Over the past few years, you must have heard the term “Big Data” which is defined in different ways.
Big Data describes the large volume of data in a structured and unstructured manner. The data belongs to a different organization and each organization uses such data for different purposes.
Giant companies like Amazon and Wall-Mart as well as bodies such as the U.S. government and NASA are using Big Data to meet their business and/or strategic objectives. Big Data can also play a role for small or medium-sized companies and organizations that recognize the possibilities to capitalize upon the gains.
Big Data is a data set that is huge and complex so that traditional data processing applications are inadequate to deal with them. There are challenges to managing such a huge volume of data such as capture, store, data analysis, data transfer, data sharing, etc.
With the advent and increased use of the internet, social media has become an integral part of people’s daily routine. Social media is not only used to connect with others, but it has become an effective platform for businesses to reach their target audience. With the emergence of big data, social media marketing has reached an altogether new level. All the posts, blogs, photos and videos posted by users on their social network contain useful information about their demographics, likes, dislikes, etc. Businesses are utilizing this information in numerous ways, managing and analyzing it to get a competitive edge.
Every other company creates big data everyday. The problem arises where managing this big data comes in place. We as a user want response from technology to be super fast.
Suppose you are watching a video on YouTube, if the video lags, we do not like it as we don’t want to wait even a second. Suppose you want to upload your photos and videos on cloud but the data is so large it may take hours and hours and still it wont finish uploading!! Wouldn’t it annoy anyone?
To solve various other problems like this, these Companies take numerous measure to match our needs. Hence, big data solutions have emerged to help analyze and categorize information, as well as to predict market trends.
In our PCs and laptops we manage our Local disks to store, edit, in-short manage data. But this Local disk is a physical Disk drive which is limited to a certain capacity. This Local disks are great for personal use, but for managing data that is in petabytes and exabytes, we use Distributed file system.

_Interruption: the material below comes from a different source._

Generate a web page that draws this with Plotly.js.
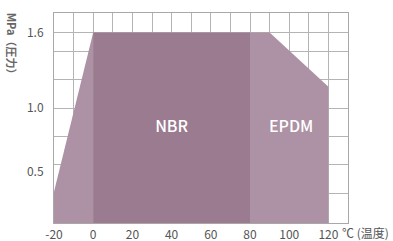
<!DOCTYPE html>
<html>
<head>
<meta charset="utf-8">
<script src="https://cdn.plot.ly/plotly-3.0.1.min.js"></script>
<style>html,body{margin:0;padding:0;background:#fff;}#chart{width:393px;height:241px;}</style>
</head>
<body>
<div id="chart"></div>
<script>
// Temperature (°C) vs pressure (MPa) operating ranges
const rampX = [-20, 0];
const rampY = [0.34, 1.6];
const nbrX = [0, 80];
const nbrY = [1.6, 1.6];
const epdmX = [80, 90, 120];
const epdmY = [1.6, 1.6, 1.17];
const xTickVals = [-20, -10, 0, 10, 20, 30, 40, 50, 60, 70, 80, 90, 100, 110, 120, 130];
const xTickText = ['-20', '', '0', '', '20', '', '40', '', '60', '', '80', '', '100', '', '120', ''];
const yTickVals = [0.5, 1.0, 1.6];
const yTickText = ['0.5', '1.0', '1.6'];
const yGridVals = [0.325, 0.556, 0.775, 1.0, 1.225, 1.45, 1.6];
const labels = ['NBR', 'EPDM'];
const labelX = [40, 101];
const labelY = [0.845, 0.845];

const light = '#ad91a4';
const dark = '#9a7b8f';
const fontFam = '"Noto Sans CJK JP", "Noto Sans", sans-serif';

const traces = [
  {x: rampX, y: rampY, type: 'scatter', mode: 'lines', fill: 'tozeroy',
   fillcolor: light, line: {width: 0, color: light}, hoverinfo: 'skip'},
  {x: epdmX, y: epdmY, type: 'scatter', mode: 'lines', fill: 'tozeroy',
   fillcolor: light, line: {width: 0, color: light}, hoverinfo: 'skip'},
  {x: nbrX, y: nbrY, type: 'scatter', mode: 'lines', fill: 'tozeroy',
   fillcolor: dark, line: {width: 0, color: dark}, hoverinfo: 'skip'},
  {x: labelX, y: labelY, type: 'scatter', mode: 'text', text: labels,
   textfont: {family: fontFam, size: 16, color: '#ffffff', weight: 500},
   textposition: 'middle center', hoverinfo: 'skip'},
  {x: [null], y: [null], yaxis: 'y2', type: 'scatter', mode: 'none', hoverinfo: 'skip'}
];

const layout = {
  width: 393, height: 241,
  margin: {l: 54, r: 45, t: 13, b: 18},
  paper_bgcolor: '#ffffff', plot_bgcolor: '#ffffff',
  showlegend: false,
  font: {family: fontFam, size: 12, color: '#555555'},
  xaxis: {
    range: [-20, 130], tickmode: 'array', tickvals: xTickVals, ticktext: xTickText,
    showgrid: true, gridcolor: '#b4b4b4', gridwidth: 1, zeroline: false,
    showline: true, mirror: true, linecolor: '#a8a8a8', linewidth: 1,
    ticks: '', ticklabelstandoff: 1, fixedrange: true
  },
  yaxis: {
    range: [0.092, 1.754], tickmode: 'array', tickvals: yTickVals, ticktext: yTickText,
    showgrid: false, zeroline: false,
    showline: true, mirror: true, linecolor: '#a8a8a8', linewidth: 1,
    ticks: '', ticklabelstandoff: 7, fixedrange: true
  },
  yaxis2: {
    overlaying: 'y', side: 'right', range: [0.092, 1.754],
    tickmode: 'array', tickvals: yGridVals, showticklabels: false,
    showgrid: true, gridcolor: '#b4b4b4', gridwidth: 1, zeroline: false,
    showline: false, ticks: '', fixedrange: true
  },
  annotations: [
    {text: 'MPa（圧力）', xref: 'paper', yref: 'paper', x: -0.143, y: 0.84,
     textangle: 90, showarrow: false, xanchor: 'center', yanchor: 'middle',
     font: {family: fontFam, size: 11, color: '#666666', weight: 600}},
    {text: '℃ (温度)', xref: 'paper', yref: 'paper', x: 0.972, y: -0.046,
     showarrow: false, xanchor: 'left', yanchor: 'middle',
     font: {family: fontFam, size: 12, color: '#555555'}}
  ]
};

Plotly.newPlot('chart', traces, layout, {staticPlot: true, displayModeBar: false});
</script>
</body>
</html>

Distributed File system is a file system that is distributed on multiple file servers or multiple locations. It allows programs to access or store isolated files as they do with the local ones, allowing programmers to access files from any network or computer.
This is Where I introduce you to HDFS !!
HDFS or Hadoop Distributed File System is a distributed file system that handles large data sets running on commodity hardware. It is used to scale a single Apache Hadoop cluster to hundreds (and even thousands) of nodes. What is a node? let me explain.
Hadoop Distributed File System follows the master–slave data architecture. The Master Acts as a NAME NODE (NN) and the works as DATA NODE (DN).A small Hadoop cluster includes a single master and multiple worker nodes.
Each cluster comprises a single Namenode that acts as the master server in order to manage the file system namespace and provide the right access to clients. The Datanode is assigned with the task of managing the storage attached to the node that it runs on. HDFS also includes a file system namespace that is being executed by the Namenode for general operations like file opening, closing, and renaming, and even for directories. The Namenode also maps the blocks to Datanodes.
Here, data is stored in multiple locations, and in the event of one storage location failing to provide the required data, the same data can be easily fetched from another location.
It is distributed across hundreds or even thousands of servers with each node storing a part of the file system.
HDFS works exclusively well for large datasets, and the standard size of datasets could be anywhere between gigabytes and terabytes.
Thus, we see how HDFS conveniently solves the issue of processing streaming data since it is a platform that is used for batch processing and not for interactive use. This lends itself to Big Data applications where data is coming thick and fast and it has to be continuously processed in order to make sense out of it in real time or near to real time.